Cardinal Charlie’: Treasury began planning post office in 1913Published 6:53pm Monday, July 12, 2010
Here are a few items of Dowagiac in the early years of 1913:
At the racetrack in Hartford attended by 1,000 spectators who came in 100 automobiles and 200 rigs to see three of the fastest racing events ever pulled off in southwestern Michigan.
A new six-passenger Studebaker touring car model 35, direct from the Detroit factory, arrived in Dowagiac today to become the property of its purchaser, the Rev. Fr. Wall.
It is one of company’s latest makes and is a beauty, with electric self cranking, electric lights and an electric horn attached.
Commercial Street has been ordered to vacate the buildings in 60 days because the U.S. Treasury is about to start construction of a new post office on the corner of Commercial and Pennsylvania Avenue.
Mrs. Bert Keith of Volinia holds the record for hatching chickens.
In the “wooden hen” she placed 98 fertile eggs and 91 chickens hatched.
Douglas Ely farm now has 1,000 peach trees and is adding 1,500 more.
A ton of butter was turned out at the Dowagiac Creamery yesterday.
The weekly output is more than 4,000 pounds, which is sent to eastern markets.
Frank Potter owned a Rhode Island hen. She went to her usual nesting place and laid the record egg of the season.
This specimen of hen fruit is 7 5/8 inches by 6 1/2 inches in circumference and weighs four ounces.
Mr.

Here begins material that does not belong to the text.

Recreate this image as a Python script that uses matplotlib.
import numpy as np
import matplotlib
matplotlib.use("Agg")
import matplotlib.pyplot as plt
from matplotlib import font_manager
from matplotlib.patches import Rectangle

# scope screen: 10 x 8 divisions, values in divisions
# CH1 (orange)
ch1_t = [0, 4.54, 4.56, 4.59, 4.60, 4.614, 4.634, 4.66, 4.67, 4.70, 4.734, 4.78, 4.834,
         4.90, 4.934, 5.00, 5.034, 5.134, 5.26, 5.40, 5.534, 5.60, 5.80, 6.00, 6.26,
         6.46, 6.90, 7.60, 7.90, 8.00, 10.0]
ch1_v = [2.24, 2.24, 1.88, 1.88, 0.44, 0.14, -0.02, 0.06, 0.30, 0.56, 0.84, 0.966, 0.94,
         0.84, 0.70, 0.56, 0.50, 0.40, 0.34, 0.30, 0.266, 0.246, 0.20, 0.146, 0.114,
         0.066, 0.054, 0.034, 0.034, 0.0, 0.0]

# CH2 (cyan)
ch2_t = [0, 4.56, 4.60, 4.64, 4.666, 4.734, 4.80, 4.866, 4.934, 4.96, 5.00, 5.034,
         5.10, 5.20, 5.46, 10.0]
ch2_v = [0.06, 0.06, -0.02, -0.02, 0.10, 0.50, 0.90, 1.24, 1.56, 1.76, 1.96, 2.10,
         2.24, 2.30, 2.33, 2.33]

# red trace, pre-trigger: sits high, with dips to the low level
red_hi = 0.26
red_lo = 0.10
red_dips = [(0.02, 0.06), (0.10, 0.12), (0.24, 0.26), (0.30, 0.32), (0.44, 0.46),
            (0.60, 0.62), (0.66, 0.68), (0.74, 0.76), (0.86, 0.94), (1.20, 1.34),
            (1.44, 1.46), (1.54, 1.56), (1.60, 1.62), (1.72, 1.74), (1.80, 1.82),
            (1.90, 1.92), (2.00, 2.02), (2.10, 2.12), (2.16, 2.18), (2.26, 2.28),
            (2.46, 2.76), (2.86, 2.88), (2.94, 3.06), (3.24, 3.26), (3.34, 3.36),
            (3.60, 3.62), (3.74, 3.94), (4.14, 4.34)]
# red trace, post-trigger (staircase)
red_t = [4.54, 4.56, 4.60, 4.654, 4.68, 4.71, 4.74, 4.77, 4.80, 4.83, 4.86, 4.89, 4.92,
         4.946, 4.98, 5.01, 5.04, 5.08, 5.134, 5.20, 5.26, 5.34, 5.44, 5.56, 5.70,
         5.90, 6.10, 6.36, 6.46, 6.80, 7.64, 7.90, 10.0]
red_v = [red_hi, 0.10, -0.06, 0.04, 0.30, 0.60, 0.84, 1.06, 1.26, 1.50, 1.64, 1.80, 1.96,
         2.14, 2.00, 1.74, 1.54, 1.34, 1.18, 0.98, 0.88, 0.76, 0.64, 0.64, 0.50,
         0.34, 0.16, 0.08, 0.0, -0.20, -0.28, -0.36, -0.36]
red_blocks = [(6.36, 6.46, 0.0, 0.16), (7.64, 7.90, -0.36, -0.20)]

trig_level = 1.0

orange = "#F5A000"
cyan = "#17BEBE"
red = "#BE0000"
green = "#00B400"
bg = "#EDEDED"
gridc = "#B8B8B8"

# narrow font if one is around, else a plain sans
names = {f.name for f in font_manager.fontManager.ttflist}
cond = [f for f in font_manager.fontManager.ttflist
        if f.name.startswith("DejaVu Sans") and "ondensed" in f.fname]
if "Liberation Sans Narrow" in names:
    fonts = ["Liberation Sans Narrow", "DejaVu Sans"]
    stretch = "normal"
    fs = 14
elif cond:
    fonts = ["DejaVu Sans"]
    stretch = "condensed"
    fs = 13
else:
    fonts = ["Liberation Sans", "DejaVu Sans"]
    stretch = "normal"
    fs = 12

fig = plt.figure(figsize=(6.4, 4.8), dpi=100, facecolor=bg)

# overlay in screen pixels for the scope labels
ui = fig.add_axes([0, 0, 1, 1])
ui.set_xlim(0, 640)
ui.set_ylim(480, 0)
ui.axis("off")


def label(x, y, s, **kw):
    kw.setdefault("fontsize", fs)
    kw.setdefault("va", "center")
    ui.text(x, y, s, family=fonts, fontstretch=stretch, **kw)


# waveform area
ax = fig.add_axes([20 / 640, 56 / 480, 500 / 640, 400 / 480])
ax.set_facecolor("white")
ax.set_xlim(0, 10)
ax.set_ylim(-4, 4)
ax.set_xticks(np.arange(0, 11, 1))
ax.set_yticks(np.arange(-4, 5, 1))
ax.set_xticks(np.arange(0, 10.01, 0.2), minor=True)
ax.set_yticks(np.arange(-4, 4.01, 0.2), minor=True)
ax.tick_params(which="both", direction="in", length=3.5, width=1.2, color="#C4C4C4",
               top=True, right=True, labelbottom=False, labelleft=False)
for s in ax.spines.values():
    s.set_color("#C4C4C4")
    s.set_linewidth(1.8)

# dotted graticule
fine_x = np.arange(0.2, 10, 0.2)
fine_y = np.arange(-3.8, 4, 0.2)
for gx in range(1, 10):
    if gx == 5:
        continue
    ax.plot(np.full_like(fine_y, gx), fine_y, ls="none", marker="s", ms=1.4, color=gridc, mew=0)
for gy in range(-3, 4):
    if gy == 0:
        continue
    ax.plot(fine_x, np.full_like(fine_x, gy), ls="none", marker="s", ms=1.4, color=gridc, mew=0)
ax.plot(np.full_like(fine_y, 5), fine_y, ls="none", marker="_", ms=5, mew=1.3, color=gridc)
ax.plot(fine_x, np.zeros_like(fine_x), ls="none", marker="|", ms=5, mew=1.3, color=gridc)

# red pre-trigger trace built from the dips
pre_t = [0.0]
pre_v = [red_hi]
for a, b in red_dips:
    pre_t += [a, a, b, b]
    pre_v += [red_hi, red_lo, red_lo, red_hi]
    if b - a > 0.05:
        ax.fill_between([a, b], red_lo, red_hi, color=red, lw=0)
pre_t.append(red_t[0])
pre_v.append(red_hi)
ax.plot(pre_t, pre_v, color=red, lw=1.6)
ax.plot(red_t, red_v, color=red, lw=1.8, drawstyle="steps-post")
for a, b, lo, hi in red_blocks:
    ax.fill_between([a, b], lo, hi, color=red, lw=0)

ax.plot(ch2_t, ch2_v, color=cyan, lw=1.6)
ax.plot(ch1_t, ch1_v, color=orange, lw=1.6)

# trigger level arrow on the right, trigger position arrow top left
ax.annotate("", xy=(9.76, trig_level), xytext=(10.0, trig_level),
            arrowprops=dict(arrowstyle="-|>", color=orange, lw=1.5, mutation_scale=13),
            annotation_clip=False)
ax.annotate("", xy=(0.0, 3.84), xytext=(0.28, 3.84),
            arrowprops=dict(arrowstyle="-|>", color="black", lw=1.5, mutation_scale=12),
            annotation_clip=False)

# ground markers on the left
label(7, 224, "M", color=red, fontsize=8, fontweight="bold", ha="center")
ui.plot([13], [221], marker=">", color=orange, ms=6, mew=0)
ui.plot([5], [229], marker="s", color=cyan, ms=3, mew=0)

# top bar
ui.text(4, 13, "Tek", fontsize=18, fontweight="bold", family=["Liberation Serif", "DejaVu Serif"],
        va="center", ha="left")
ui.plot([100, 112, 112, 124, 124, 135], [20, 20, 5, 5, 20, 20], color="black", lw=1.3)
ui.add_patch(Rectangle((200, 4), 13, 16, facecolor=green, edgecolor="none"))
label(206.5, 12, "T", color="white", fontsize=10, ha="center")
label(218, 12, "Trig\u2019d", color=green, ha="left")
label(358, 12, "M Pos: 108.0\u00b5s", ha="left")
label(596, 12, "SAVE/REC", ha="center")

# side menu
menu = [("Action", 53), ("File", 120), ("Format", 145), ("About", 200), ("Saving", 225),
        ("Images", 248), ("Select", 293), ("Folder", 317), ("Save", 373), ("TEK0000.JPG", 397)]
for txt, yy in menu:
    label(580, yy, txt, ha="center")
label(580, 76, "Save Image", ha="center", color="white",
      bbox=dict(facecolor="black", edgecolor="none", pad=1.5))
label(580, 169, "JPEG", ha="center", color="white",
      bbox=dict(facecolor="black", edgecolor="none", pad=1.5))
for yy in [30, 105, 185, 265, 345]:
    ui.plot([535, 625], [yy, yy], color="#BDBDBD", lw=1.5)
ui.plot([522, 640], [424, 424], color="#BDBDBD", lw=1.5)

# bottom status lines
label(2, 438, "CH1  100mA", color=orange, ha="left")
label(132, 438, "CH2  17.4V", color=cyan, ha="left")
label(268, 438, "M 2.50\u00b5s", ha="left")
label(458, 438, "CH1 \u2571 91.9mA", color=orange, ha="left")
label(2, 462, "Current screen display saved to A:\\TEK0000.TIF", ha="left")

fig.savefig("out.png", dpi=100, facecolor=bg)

Potter keeps his poultry in the rear of his blacksmith shop on Penn Avenue.
While playing on the steam pipes in the Central school’s basement, Kenneth Marshall, 12, fell and was seriously injured.
May 29: Dowagiac Drill Co. issues alfalfa book.
It gives information on growing alfalfa.
An acre of it will yield three times as much as three acres of clover.
Sept. 1: Reorganization plans for the opening of Lee State Bank of Dowagiac were approved here today by the banking commission.